Shopkeepers fled, most never to return. Residents were left without essential services. There were no homes, no jobs and no hope. The Central Ward of 1967 bore a closer resemblance to the bombed-out cities of Europe after World War II than to the largest city in New Jersey, once one of the most prosperous states in the nation.
Neighborhoods Left In Ruins
Damaged by white flight to the suburbs for decades, Newark had hit the bottom. Much of the Central Ward lay in ruins and its residents, mostly poor minorities, desperately needed housing, employment, and social services.
Incumbents in Newark’s City Hall showed little interest in neighborhood problems. Little of the federal anti-poverty money directed to Newark filtered down to benefit the poor.

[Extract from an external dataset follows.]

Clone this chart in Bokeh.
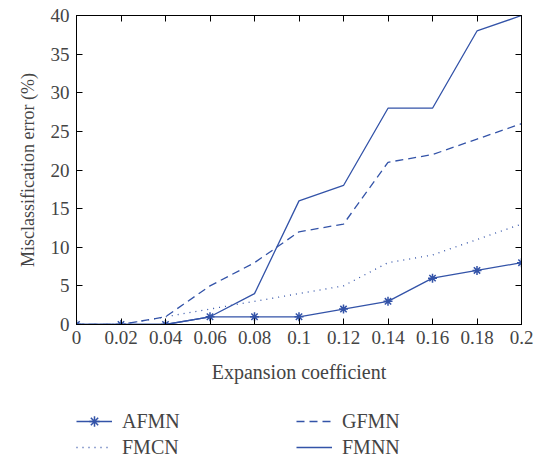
from bokeh.plotting import figure
from bokeh.layouts import column
from bokeh.models import LinearAxis, Legend, LegendItem, Range1d, FixedTicker, CustomJSTickFormatter
from bokeh.embed import file_html
from bokeh.resources import INLINE

x = [0, 0.02, 0.04, 0.06, 0.08, 0.1, 0.12, 0.14, 0.16, 0.18, 0.2]
afmn = [0, 0, 0, 1, 1, 1, 2, 3, 6, 7, 8]
gfmn = [0, 0, 1, 5, 8, 12, 13, 21, 22, 24, 26]
fmcn = [0, 0, 1, 2, 3, 4, 5, 8, 9, 11, 13]
fmnn = [0, 0, 0, 1, 4, 16, 18, 28, 28, 38, 40]
xticks = [0, 0.02, 0.04, 0.06, 0.08, 0.1, 0.12, 0.14, 0.16, 0.18, 0.2]
xtick_labels = {0: "0", 0.02: "0.02", 0.04: "0.04", 0.06: "0.06", 0.08: "0.08", 0.1: "0.1",
                0.12: "0.12", 0.14: "0.14", 0.16: "0.16", 0.18: "0.18", 0.2: "0.2"}
yticks = [0, 5, 10, 15, 20, 25, 30, 35, 40]

C = "#3353a8"
FONT = "Liberation Serif"

p = figure(frame_width=445, frame_height=309, output_backend="svg", toolbar_location=None,
           x_range=Range1d(0, 0.2), y_range=Range1d(0, 40),
           min_border_left=76, min_border_top=15, min_border_right=17, min_border_bottom=84)
p.grid.visible = False
p.outline_line_color = "black"
p.outline_line_width = 1

for ax in (p.xaxis[0], p.yaxis[0]):
    ax.major_tick_in = 6
    ax.major_tick_out = 0
    ax.minor_tick_line_color = None
    ax.major_label_text_font = FONT
    ax.major_label_text_font_size = "19px"
    ax.axis_label_text_font = FONT
    ax.axis_label_text_font_style = "normal"
    ax.axis_line_color = "black"

p.xaxis.axis_label_text_font_size = "20px"
p.yaxis.axis_label_text_font_size = "18px"
p.xaxis.ticker = FixedTicker(ticks=xticks)
p.xaxis.major_label_overrides = xtick_labels
p.yaxis.ticker = FixedTicker(ticks=yticks)
p.xaxis.axis_label = "Expansion coefficient"
p.yaxis.axis_label = "Misclassification error (%)"
p.xaxis.major_label_standoff = 6
p.yaxis.major_label_standoff = 7
p.xaxis.axis_label_standoff = 14
p.yaxis.axis_label_standoff = 10

blank = CustomJSTickFormatter(code="return '';")
top = LinearAxis(ticker=FixedTicker(ticks=xticks), formatter=blank,
                 major_tick_in=6, major_tick_out=0, minor_tick_line_color=None,
                 major_label_standoff=0)
right = LinearAxis(ticker=FixedTicker(ticks=yticks), formatter=blank,
                   major_tick_in=6, major_tick_out=0, minor_tick_line_color=None,
                   major_label_standoff=0)
p.add_layout(top, "above")
p.add_layout(right, "right")


def draw(fig):
    a = fig.line(x, afmn, line_color=C, line_width=1.3)
    am = fig.scatter(x, afmn, marker="asterisk", size=9, line_color=C, line_width=1.5)
    g = fig.line(x, gfmn, line_color=C, line_width=1.3, line_dash="8 5")
    f = fig.line(x, fmcn, line_color=C, line_width=1.3, line_dash="1 5")
    n = fig.line(x, fmnn, line_color=C, line_width=1.3)
    return a, am, g, f, n


draw(p)

# legend strip below the chart (its series lie outside its own visible range)
q = figure(width=538, height=52, output_backend="svg", toolbar_location=None,
           x_range=Range1d(0, 0.2), y_range=Range1d(1000, 1001),
           x_axis_type=None, y_axis_type=None,
           min_border_left=0, min_border_right=0, min_border_top=0, min_border_bottom=0)
q.grid.visible = False
q.outline_line_color = None
a, am, g, f, n = draw(q)

legend = Legend(items=[LegendItem(label="AFMN", renderers=[a, am]),
                       LegendItem(label="FMCN", renderers=[f]),
                       LegendItem(label="GFMN", renderers=[g]),
                       LegendItem(label="FMNN", renderers=[n])],
                ncols=2, nrows=2, label_text_font=FONT, label_text_font_size="20px",
                border_line_color=None, background_fill_alpha=0,
                glyph_width=36, glyph_height=26, label_width=174, label_height=26,
                spacing=0, padding=0, margin=0, label_standoff=10,
                location=(0, 0))
q.add_layout(legend, "center")

layout = column(p, q, spacing=0)
open("out.html", "w").write(file_html(layout, INLINE))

It fell to grass roots citizens to create interest in the plight of their neighborhoods and to take the steps to turn things around.
“I used to tell people I was convinced someone was going to put a fence around Newark and we’d end up living on a reservation,” says NCC founder Monsignor William J. Linder. “My own thinking was that we needed to get a development corporation committed to low-income neighborhoods, and the disorders forced us to get together and start implementing.” The 1967 disturbances laid bare the pressing needs and outrages of life in Newark, a city without many of the most basic resources and services taken for granted in most urban centers. Huge numbers of people desperately needed work, but there were few jobs. There were growing numbers of young families, but day care was virtually nonexistent and mothers had no place to leave their children. Hospitals were strained by a crush of patients and health care was difficult to obtain. Decent, affordable housing was virtually impossible to come by.
Born Out Of Destruction, A Will To Rebuild
New Community was born in 1968 from disorder, poverty and despair. The organization, founded by Father Linder and a dedicated group of associates that met at Queen of Angels Church, where he was a young parish priest, had no money and no political influence. It faced overwhelming odds against success.
The original NCC Board of Directors included Willie Wright, President; Timothy Still, Vice President; Elma Bateman, Secretary; Arthur J. Bray, Msgr. Thomas J. Carey, Joseph Chaneyfield, Robert Curvin, Kenneth Gibson and Father Linder.
A Bold Yet Simple Vision
Their goal was simple and bold: to develop safe, decent and attractive housing for poor residents in a new community within the Central Ward. They sought to use the new housing to spur neighborhood revitalization. To promote interest and pride, they developed a process for community participation in developing the new housing, including actively involving residents in the design process.
They proposed developing a 45-acre tract–South Orange Avenue to the north, 15th Avenue to the south, Jones Street (now Irvine Turner Boulevard) to the east and Bergen Street to the west—covering fourteen city blocks in the heart of the Central Ward.
NCC began by purchasing two acres of land. The Board envisioned the development of this land as a small beginning, which would have a significant impact. “The two acres—and from them the entire 45—will stand as a symbol of a community that rebuilt itself physically and spiritually,” the board wrote at the time.
The early days brought severe challenges. There were numerous confrontations with black nationalist and activists who were acquiring a large local following. White conservatives, who were anxious to block political or economic gains by blacks, objected to NCC’s efforts to improve life in the Central Ward and to its visible attempts to oppose their racially inflammatory tactics.
There were few models for the kind of resident-led community development NCC was trying to achieve. It took years of struggle to develop housing plans that would be approved by state and federal authorities, to secure financing for construction, and to cultivate skills members would need to undertake the complex task of housing development.